Thanks for detailed response @bitjson.

I would have thought 9 rather than 2 when the proxy is honest, but point taken.

“Nodes should not change their broadcast behaviour, but they should proxy first” does not add up. That is changing the broadcast behaviour. Perhaps you mean that once a TX transitions from proxying phase to diffusing phase, it should still be diffused to all peers. I agree and am not suggesting otherwise, but you’ve still introduced a reliability loss in the proxying phase. That is the cost of the added privacy.

Ok you are viewing the proxying phase as completely separate from transaction broadcast.

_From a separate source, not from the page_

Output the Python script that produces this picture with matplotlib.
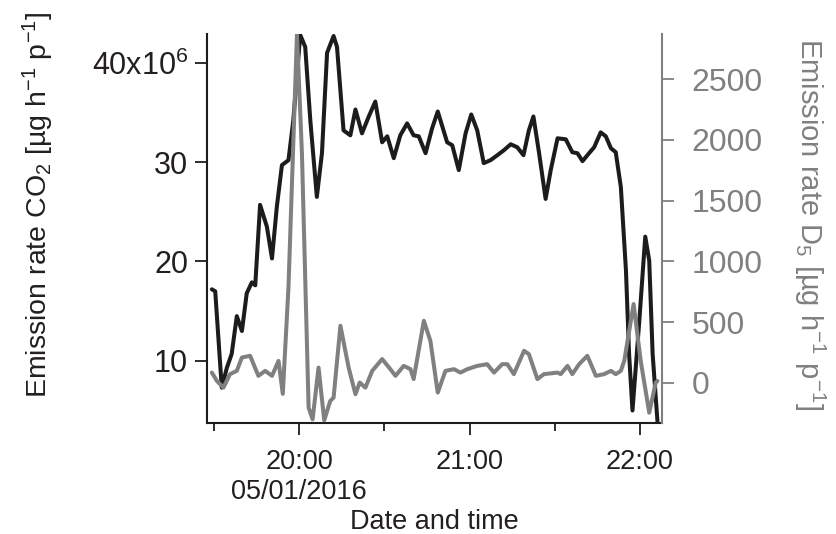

I am viewing the proxying phase as a part of, and a change to, transaction broadcast. If you view them as separate then yes, you have “soiled transaction broadcast as a heuristic” but you have also introduced transaction proxying as a heuristic. And this will become the primary heursitic used by a well connected adversary as they will see the PTX before the INV for most transactions.

BCHN sending a PTX to one peer is surely changing “the default to broadcast to fewer peers” and the adversary will be first hop with probability p over all transactions and nodes. Clover accepts this, hence just times out and resorts to diffusion. If you’ve been caught red handed by a neighbour, going back inside and changing your disguise won’t help you.

That’s why recall has a floor of p.

The goal then is to minimise the adversary’s precision, which represents their ability to link transactions to a node of interest X even when they are not a peer of X or not the first hop. The floor for this is p² which is a much lower number.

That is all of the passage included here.